Reproduce each line of the material exactly, minus any picture.

--- Start of COLLECTED MATERIAL ---

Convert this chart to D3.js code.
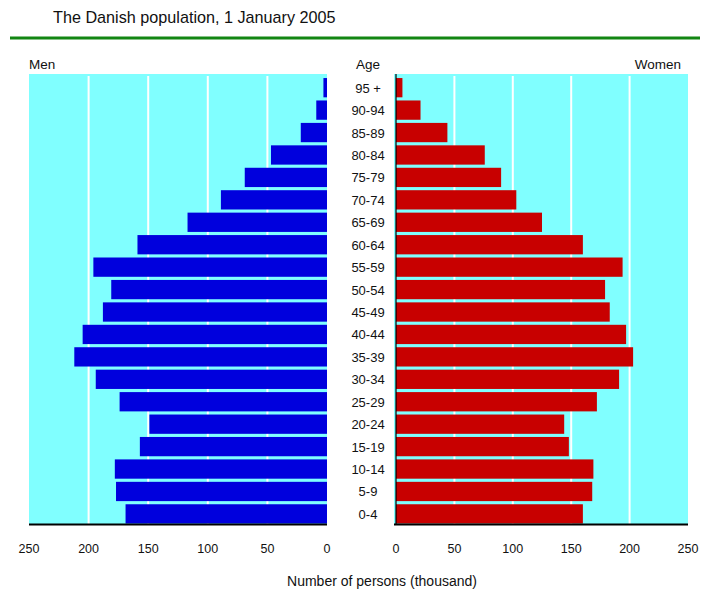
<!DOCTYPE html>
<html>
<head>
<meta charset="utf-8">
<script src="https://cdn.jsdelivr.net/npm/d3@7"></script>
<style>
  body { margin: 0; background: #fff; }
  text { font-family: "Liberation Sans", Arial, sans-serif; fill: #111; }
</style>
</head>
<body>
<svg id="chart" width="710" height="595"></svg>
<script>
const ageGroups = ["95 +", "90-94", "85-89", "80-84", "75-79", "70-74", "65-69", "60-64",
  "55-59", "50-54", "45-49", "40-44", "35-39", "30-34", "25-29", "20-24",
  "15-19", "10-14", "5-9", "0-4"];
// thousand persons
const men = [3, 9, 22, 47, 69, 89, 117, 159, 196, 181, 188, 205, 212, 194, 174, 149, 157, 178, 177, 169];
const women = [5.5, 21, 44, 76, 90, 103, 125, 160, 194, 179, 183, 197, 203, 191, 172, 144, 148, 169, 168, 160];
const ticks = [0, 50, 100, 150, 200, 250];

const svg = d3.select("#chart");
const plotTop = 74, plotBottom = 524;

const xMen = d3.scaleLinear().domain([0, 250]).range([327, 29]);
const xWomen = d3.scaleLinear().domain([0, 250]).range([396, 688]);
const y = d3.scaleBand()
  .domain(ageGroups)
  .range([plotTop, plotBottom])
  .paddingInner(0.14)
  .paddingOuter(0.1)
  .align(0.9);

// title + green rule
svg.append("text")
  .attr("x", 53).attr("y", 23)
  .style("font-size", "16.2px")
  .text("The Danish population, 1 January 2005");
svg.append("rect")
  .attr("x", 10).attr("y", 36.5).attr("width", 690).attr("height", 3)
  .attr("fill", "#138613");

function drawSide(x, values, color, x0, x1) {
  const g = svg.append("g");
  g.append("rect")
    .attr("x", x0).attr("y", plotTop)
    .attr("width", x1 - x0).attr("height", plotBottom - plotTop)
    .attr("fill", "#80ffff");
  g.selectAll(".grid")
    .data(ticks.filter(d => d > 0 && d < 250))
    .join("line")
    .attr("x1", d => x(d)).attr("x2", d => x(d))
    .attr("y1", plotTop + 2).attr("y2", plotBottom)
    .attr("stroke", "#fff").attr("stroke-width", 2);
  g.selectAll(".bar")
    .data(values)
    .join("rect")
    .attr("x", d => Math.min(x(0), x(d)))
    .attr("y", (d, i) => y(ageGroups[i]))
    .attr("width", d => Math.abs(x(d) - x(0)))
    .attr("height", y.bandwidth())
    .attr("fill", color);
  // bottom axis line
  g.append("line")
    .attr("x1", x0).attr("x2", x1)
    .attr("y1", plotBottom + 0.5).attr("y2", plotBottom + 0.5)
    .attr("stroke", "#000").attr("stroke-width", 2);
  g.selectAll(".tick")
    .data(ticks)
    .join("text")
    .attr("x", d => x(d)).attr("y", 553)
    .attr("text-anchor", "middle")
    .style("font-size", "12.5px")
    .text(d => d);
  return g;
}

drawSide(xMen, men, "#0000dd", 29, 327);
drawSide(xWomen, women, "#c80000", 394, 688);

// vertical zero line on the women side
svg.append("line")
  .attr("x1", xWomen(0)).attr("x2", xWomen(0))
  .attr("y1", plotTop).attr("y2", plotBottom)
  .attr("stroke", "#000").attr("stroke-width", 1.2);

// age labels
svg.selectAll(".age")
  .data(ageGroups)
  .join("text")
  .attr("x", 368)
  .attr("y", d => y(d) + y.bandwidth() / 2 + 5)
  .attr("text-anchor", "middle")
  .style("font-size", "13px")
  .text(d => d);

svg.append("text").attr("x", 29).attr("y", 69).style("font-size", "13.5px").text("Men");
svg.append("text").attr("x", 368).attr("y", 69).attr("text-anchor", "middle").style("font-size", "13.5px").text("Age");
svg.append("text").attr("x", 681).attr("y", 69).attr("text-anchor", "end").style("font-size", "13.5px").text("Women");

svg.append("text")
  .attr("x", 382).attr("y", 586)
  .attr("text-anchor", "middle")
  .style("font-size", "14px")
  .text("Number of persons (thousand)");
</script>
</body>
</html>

--- End of COLLECTED MATERIAL ---

### RESULT FOR THIS EXERCISE
Convert this chart to D3.js code.
<!DOCTYPE html>
<html>
<head>
<meta charset="utf-8">
<script src="https://cdn.jsdelivr.net/npm/d3@7"></script>
<style>
  body { margin: 0; background: #fff; }
  text { font-family: "Liberation Sans", Arial, sans-serif; fill: #111; }
</style>
</head>
<body>
<svg id="chart" width="710" height="595"></svg>
<script>
const ageGroups = ["95 +", "90-94", "85-89", "80-84", "75-79", "70-74", "65-69", "60-64",
  "55-59", "50-54", "45-49", "40-44", "35-39", "30-34", "25-29", "20-24",
  "15-19", "10-14", "5-9", "0-4"];
// thousand persons
const men = [3, 9, 22, 47, 69, 89, 117, 159, 196, 181, 188, 205, 212, 194, 174, 149, 157, 178, 177, 169];
const women = [5.5, 21, 44, 76, 90, 103, 125, 160, 194, 179, 183, 197, 203, 191, 172, 144, 148, 169, 168, 160];
const ticks = [0, 50, 100, 150, 200, 250];

const svg = d3.select("#chart");
const plotTop = 74, plotBottom = 524;

const xMen = d3.scaleLinear().domain([0, 250]).range([327, 29]);
const xWomen = d3.scaleLinear().domain([0, 250]).range([396, 688]);
const y = d3.scaleBand()
  .domain(ageGroups)
  .range([plotTop, plotBottom])
  .paddingInner(0.14)
  .paddingOuter(0.1)
  .align(0.9);

// title + green rule
svg.append("text")
  .attr("x", 53).attr("y", 23)
  .style("font-size", "16.2px")
  .text("The Danish population, 1 January 2005");
svg.append("rect")
  .attr("x", 10).attr("y", 36.5).attr("width", 690).attr("height", 3)
  .attr("fill", "#138613");

function drawSide(x, values, color, x0, x1) {
  const g = svg.append("g");
  g.append("rect")
    .attr("x", x0).attr("y", plotTop)
    .attr("width", x1 - x0).attr("height", plotBottom - plotTop)
    .attr("fill", "#80ffff");
  g.selectAll(".grid")
    .data(ticks.filter(d => d > 0 && d < 250))
    .join("line")
    .attr("x1", d => x(d)).attr("x2", d => x(d))
    .attr("y1", plotTop + 2).attr("y2", plotBottom)
    .attr("stroke", "#fff").attr("stroke-width", 2);
  g.selectAll(".bar")
    .data(values)
    .join("rect")
    .attr("x", d => Math.min(x(0), x(d)))
    .attr("y", (d, i) => y(ageGroups[i]))
    .attr("width", d => Math.abs(x(d) - x(0)))
    .attr("height", y.bandwidth())
    .attr("fill", color);
  // bottom axis line
  g.append("line")
    .attr("x1", x0).attr("x2", x1)
    .attr("y1", plotBottom + 0.5).attr("y2", plotBottom + 0.5)
    .attr("stroke", "#000").attr("stroke-width", 2);
  g.selectAll(".tick")
    .data(ticks)
    .join("text")
    .attr("x", d => x(d)).attr("y", 553)
    .attr("text-anchor", "middle")
    .style("font-size", "12.5px")
    .text(d => d);
  return g;
}

drawSide(xMen, men, "#0000dd", 29, 327);
drawSide(xWomen, women, "#c80000", 394, 688);

// vertical zero line on the women side
svg.append("line")
  .attr("x1", xWomen(0)).attr("x2", xWomen(0))
  .attr("y1", plotTop).attr("y2", plotBottom)
  .attr("stroke", "#000").attr("stroke-width", 1.2);

// age labels
svg.selectAll(".age")
  .data(ageGroups)
  .join("text")
  .attr("x", 368)
  .attr("y", d => y(d) + y.bandwidth() / 2 + 5)
  .attr("text-anchor", "middle")
  .style("font-size", "13px")
  .text(d => d);

svg.append("text").attr("x", 29).attr("y", 69).style("font-size", "13.5px").text("Men");
svg.append("text").attr("x", 368).attr("y", 69).attr("text-anchor", "middle").style("font-size", "13.5px").text("Age");
svg.append("text").attr("x", 681).attr("y", 69).attr("text-anchor", "end").style("font-size", "13.5px").text("Women");

svg.append("text")
  .attr("x", 382).attr("y", 586)
  .attr("text-anchor", "middle")
  .style("font-size", "14px")
  .text("Number of persons (thousand)");
</script>
</body>
</html>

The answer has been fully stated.